Kuhn : Sur ce point, Die Linke partage l’avis de Mélenchon : la dissuasion nucléaire conduira inévitablement à la prochaine escalade. Pour le parti, la diplomatie, les Nations Unies et, si nécessaire, les initiatives unilatérales sont les seuls instruments capables de garantir la paix. De mon côté, je n’en suis pas totalement convaincu. C’est la raison pour laquelle une figure comme Jan van Aken a un rôle si important. Dans les médias, van Aken défend des positions qui diffèrent certes de celles de Sahra Wagenknecht sur de nombreux points – notamment pour ce qui est de la Russie et de l’Ukraine – mais il souligne en même temps que « la logique du réarmement et des livraisons d’armes n’est pas la voie à suivre ». Au lieu de cela, il appelle à mettre davantage l’accent sur les efforts de médiation et la négociation.

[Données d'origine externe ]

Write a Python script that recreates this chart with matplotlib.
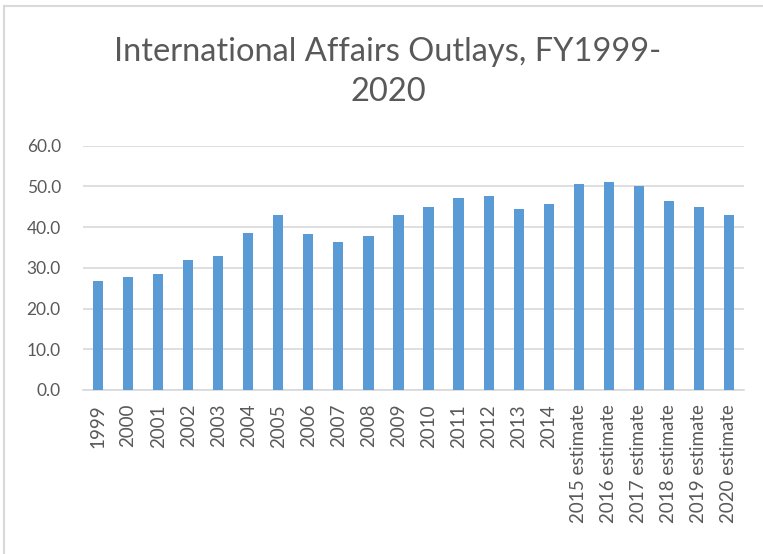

De ce point de vue, on peut dire que le parti a vu juste lorsqu’il l’a choisi comme coprésident : Van Aken assume désormais le rôle qui était auparavant dévolu à Sahra Wagenknecht au sein du parti.

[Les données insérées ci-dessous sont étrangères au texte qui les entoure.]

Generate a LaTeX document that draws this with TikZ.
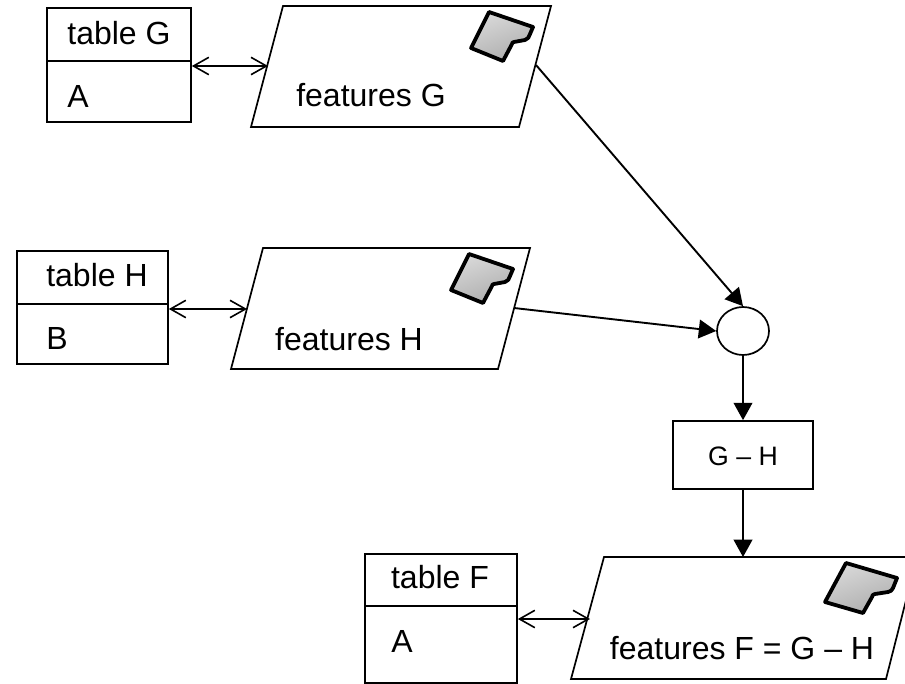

dokdoc : Comment Die Linke envisage-t-elle la future architecture de sécurité européenne et quelle place la Russie devrait-elle y occuper ? Le 13 mars dernier, Jean-Luc Mélenchon a réaffirmé sa vision d’une Europe de l’Atlantique à l’Oural.
Kuhn : Die Linke a une vision similaire à celle de Mélenchon. Elle aussi plaide en faveur d’une alliance de sécurité qui, à terme, remplacerait l’OTAN et inclurait la Russie. Elle considère néanmoins qu’à l’heure actuelle, cette idée n’est pas réaliste. Le parti est d’avis que la future architecture de sécurité ne pourra être établie qu’à partir du moment où on réduira les tensions en Europe, avec la Russie notamment. En même temps, le parti est bien conscient qu’une alliance de ce type ne sera pas envisageable aussi longtemps que Poutine sera au pouvoir, et peut-être même au-delà. Die Linke reconnaît que la Russie est un régime autoritaire mais elle n’est pas encore en mesure d’adopter une position claire sur ce point. En matière de politique étrangère, le parti a encore pas mal de choses à clarifier.
dokdoc : Monsieur Kuhn, je vous remercie pour cet entretien.
L‘auteur

Johannes Kuhn travaille comme correspondant au Deutschlandfunk. Il couvre Die Linke depuis 2019 et depuis quelque temps, le BSW. Auparavant, il a travaillé pour le Süddeutsche Zeitung, notamment comme correspondant aux États-Unis.